I know many have not this faith because they believe prohibitory laws are failures. They base their belief on the violation of the law. By that rule everything is a failure. Married life is a failure; its laws are grossly violated. Home life is a failure; there are many miserable homes. The school is a failure; many a father has put thousands of dollars into the education of his son and found it wasted in riotous living. The church is a failure; many of its members are Christians only in name and not a few are hypocrites. But we know by the loyal, loving husbands and wives of every community that married life is not a failure. We know by the happy homes about us, with sweetest of household ties binding the family circle, that home life is not a failure. We know by the education that has refined our civilization, that the school is not a failure. We know by the redeemed of earth and saved in heaven the church is not a failure, and we are convinced by the organized opposition to prohibitory laws by distillers, brewers, saloon keepers, gamblers and harlots that prohibition is not a failure.

If prohibition is a failure in Kansas as license advocates charge, then governors, ex-governors, attorney generals, jailers, mayors and judges of Kansas are falsifiers.
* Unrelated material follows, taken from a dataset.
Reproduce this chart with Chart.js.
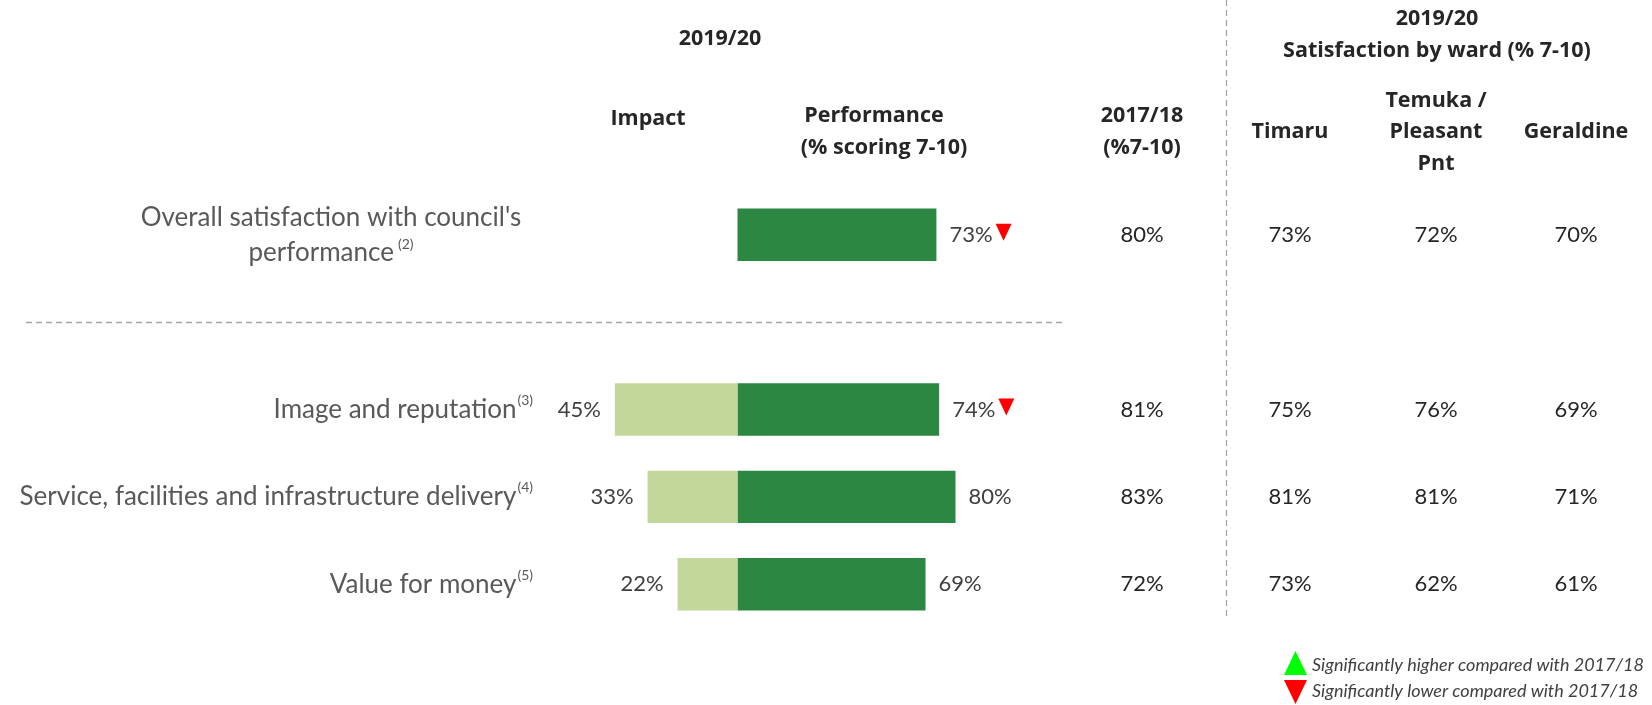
<!DOCTYPE html>
<html>
<head>
<meta charset="utf-8">
<script src="https://cdn.jsdelivr.net/npm/chart.js@4/dist/chart.umd.min.js"></script>
<style>
  html, body { margin: 0; padding: 0; background: #ffffff; }
  #wrap { width: 1652px; height: 705px; position: relative; }
  canvas { display: block; }
</style>
</head>
<body>
<div id="wrap"><canvas id="chart" width="1652" height="705"></canvas></div>
<script>
// Rows of the driver table; the empty row holds the separator line.
const categories = [
  ["Overall satisfaction with council's", "performance"],
  "",
  "Image and reputation",
  "Service, facilities and infrastructure delivery",
  "Value for money"
];
const footnotes = ["(2)", "", "(3)", "(4)", "(5)"];

// 2019/20 impact and performance (% scoring 7-10)
const impact = [null, null, 45, 33, 22];
const performance = [73, null, 74, 80, 69];
// Significance of change vs 2017/18: "up", "down" or null
const change = ["down", null, "down", null, null];

// 2017/18 result (% 7-10)
const previous = [80, null, 81, 83, 72];

// 2019/20 satisfaction by ward (% 7-10)
const wardNames = [["Timaru"], ["Temuka /", "Pleasant", "Pnt"], ["Geraldine"]];
const timaru = [73, null, 75, 81, 73];
const temuka = [72, null, 76, 81, 62];
const geraldine = [70, null, 69, 71, 61];
const wards = [timaru, temuka, geraldine];

const DARK_GREEN = '#2b8742';
const LIGHT_GREEN = '#c4d79b';
const LABEL_FONT = 'Lato, "Open Sans", sans-serif';
const HEAD_FONT = '"Open Sans", Lato, sans-serif';

function triangle(ctx, x, yTop, w, h, dir, color) {
  ctx.save();
  ctx.fillStyle = color;
  ctx.beginPath();
  if (dir === 'down') {
    ctx.moveTo(x, yTop);
    ctx.lineTo(x + w, yTop);
    ctx.lineTo(x + w / 2, yTop + h);
  } else {
    ctx.moveTo(x + w / 2, yTop);
    ctx.lineTo(x + w, yTop + h);
    ctx.lineTo(x, yTop + h);
  }
  ctx.closePath();
  ctx.fill();
  ctx.restore();
}

const tablePlugin = {
  id: 'driverTable',
  afterDraw(chart) {
    const ctx = chart.ctx;
    const xs = chart.scales.x;
    const ys = chart.scales.y;
    ctx.save();

    // Dashed separators
    ctx.strokeStyle = '#a6a6a6';
    ctx.lineWidth = 1.3;
    ctx.setLineDash([6, 4]);
    const sepY = Math.round(ys.getPixelForValue(1)) + 0.5;
    ctx.beginPath();
    ctx.moveTo(26, sepY);
    ctx.lineTo(1066, sepY);
    ctx.stroke();
    ctx.beginPath();
    ctx.moveTo(1226.5, 0);
    ctx.lineTo(1226.5, 616);
    ctx.stroke();
    ctx.setLineDash([]);

    // Column headers
    ctx.fillStyle = '#262626';
    ctx.font = 'bold 21.5px ' + HEAD_FONT;
    ctx.textAlign = 'center';
    ctx.textBaseline = 'middle';
    ctx.fillText('2019/20', 720, 39);
    ctx.fillText('Impact', 648, 119);
    ctx.fillText('Performance', 874, 116);
    ctx.fillText('(% scoring 7-10)', 884, 148);
    ctx.fillText('2017/18', 1142, 116);
    ctx.fillText('(%7-10)', 1142, 148);
    ctx.fillText('2019/20', 1437, 19);
    ctx.fillText('Satisfaction by ward (% 7-10)', 1437, 51);
    const wardX = [1290, 1436, 1576];
    wardNames.forEach((lines, k) => {
      const lh = 31.6;
      const y0 = 132 - (lines.length - 1) * lh / 2;
      lines.forEach((t, j) => ctx.fillText(t, wardX[k], y0 + j * lh));
    });

    categories.forEach((label, i) => {
      if (label === '') return;
      const y = ys.getPixelForValue(i);

      // Row label with footnote marker
      ctx.fillStyle = '#595959';
      ctx.textBaseline = 'middle';
      if (Array.isArray(label)) {
        const cx = 331;
        const lh = 35;
        ctx.textAlign = 'center';
        ctx.font = '26px ' + LABEL_FONT;
        ctx.fillText(label[0], cx, y - lh / 2);
        ctx.font = '14px ' + LABEL_FONT;
        const sw = ctx.measureText(footnotes[i]).width;
        ctx.font = '26px ' + LABEL_FONT;
        const lw = ctx.measureText(label[1]).width;
        const left = cx - (lw + 4 + sw) / 2;
        ctx.textAlign = 'left';
        ctx.fillText(label[1], left, y + lh / 2);
        ctx.font = '14px ' + LABEL_FONT;
        ctx.fillText(footnotes[i], left + lw + 4, y + lh / 2 - 8);
      } else {
        const right = 533;
        ctx.font = '14px ' + LABEL_FONT;
        const sw = ctx.measureText(footnotes[i]).width;
        ctx.textAlign = 'right';
        ctx.fillText(footnotes[i], right, y - 9);
        ctx.font = '26px ' + LABEL_FONT;
        ctx.fillText(label, right - sw - 1, y);
      }

      // Value labels next to the bars
      ctx.fillStyle = '#404040';
      ctx.font = '22px ' + LABEL_FONT;
      if (impact[i] != null) {
        ctx.textAlign = 'right';
        ctx.fillText(impact[i] + '%', xs.getPixelForValue(-impact[i]) - 14, y);
      }
      if (performance[i] != null) {
        ctx.textAlign = 'left';
        const px = xs.getPixelForValue(performance[i]) + 13;
        const t = performance[i] + '%';
        ctx.fillText(t, px, y);
        if (change[i]) {
          const tw = ctx.measureText(t).width;
          triangle(ctx, px + tw + 3, y - 11, 16, 17, change[i],
                   change[i] === 'down' ? '#ff0000' : '#00ff00');
        }
      }

      // 2017/18 and ward columns
      ctx.fillStyle = '#262626';
      ctx.textAlign = 'center';
      if (previous[i] != null) ctx.fillText(previous[i] + '%', 1142, y);
      wards.forEach((arr, k) => {
        if (arr[i] != null) ctx.fillText(arr[i] + '%', wardX[k], y);
      });
    });

    // Significance key
    triangle(ctx, 1284, 651, 23, 24, 'up', '#00ff00');
    triangle(ctx, 1284, 680, 23, 24, 'down', '#ff0000');
    ctx.fillStyle = '#404040';
    ctx.font = 'italic 18px ' + LABEL_FONT;
    ctx.textAlign = 'left';
    ctx.textBaseline = 'middle';
    ctx.fillText('Significantly higher compared with 2017/18', 1312, 665);
    ctx.fillText('Significantly lower compared with 2017/18', 1312, 691);

    ctx.restore();
  }
};

new Chart(document.getElementById('chart'), {
  type: 'bar',
  data: {
    labels: categories,
    datasets: [
      {
        label: 'Impact',
        data: impact.map(v => v == null ? null : -v),
        backgroundColor: LIGHT_GREEN,
        borderWidth: 0
      },
      {
        label: 'Performance (% scoring 7-10)',
        data: performance,
        backgroundColor: DARK_GREEN,
        borderWidth: 0
      }
    ]
  },
  options: {
    indexAxis: 'y',
    responsive: false,
    animation: false,
    events: [],
    layout: { padding: { left: 465, right: 642, top: 191, bottom: 77 } },
    datasets: { bar: { barPercentage: 0.6, categoryPercentage: 1 } },
    scales: {
      x: { stacked: true, min: -100, max: 100, display: false },
      y: { stacked: true, display: false }
    },
    plugins: {
      legend: { display: false },
      tooltip: { enabled: false },
      title: { display: false }
    }
  },
  plugins: [tablePlugin]
});
</script>
</body>
</html>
If prohibition is a failure in Kansas why has the state grown to be the richest per capita in the Union, why are so many jails empty, so many counties without a pauper and why, according to the brewers' year book of 1910, was the consumption of liquor in Kansas one dollar and sixty cent per capita and in a neighbor license state twenty-two dollars per capita?

Along with the absurd statement that prohibition is a failure, comes the warning of the president of the Model License League to the business men of the country, that unless the tide of prohibition is arrested it will "kill our cities." "Blessed are the dead that die in the Lord."

In a local option contest a prominent business man said to me: "I do not use liquor but I am in doubt about how I should vote on the question." When I asked; "What's your trouble?" he answered: "We have six saloons in this little city and the license fee is one thousand dollars; how are we to run the city without the six thousand dollars?" When I informed him that the six saloons took from the people eighty thousand dollars a year, he agreed it was a reasonable estimate. I said: "Don't you know those who spend their money for drink, if they did not spend it over the saloon bars, would spend it over the counters of merchants who sell clothing, food, fuel and furniture?" If you merchants could take in eighty thousand dollars, couldn't you pay out six thousand and not get hurt? If you can't see that you are no better business man than was Horace Greeley a farmer. He purchased a pig for one dollar, kept it two years, fed it forty dollars worth of corn and sold it for nine dollars. He said: "I lost money on the corn but made money on the hog." So, many business men see the revenue from the license fee but can't see the cost.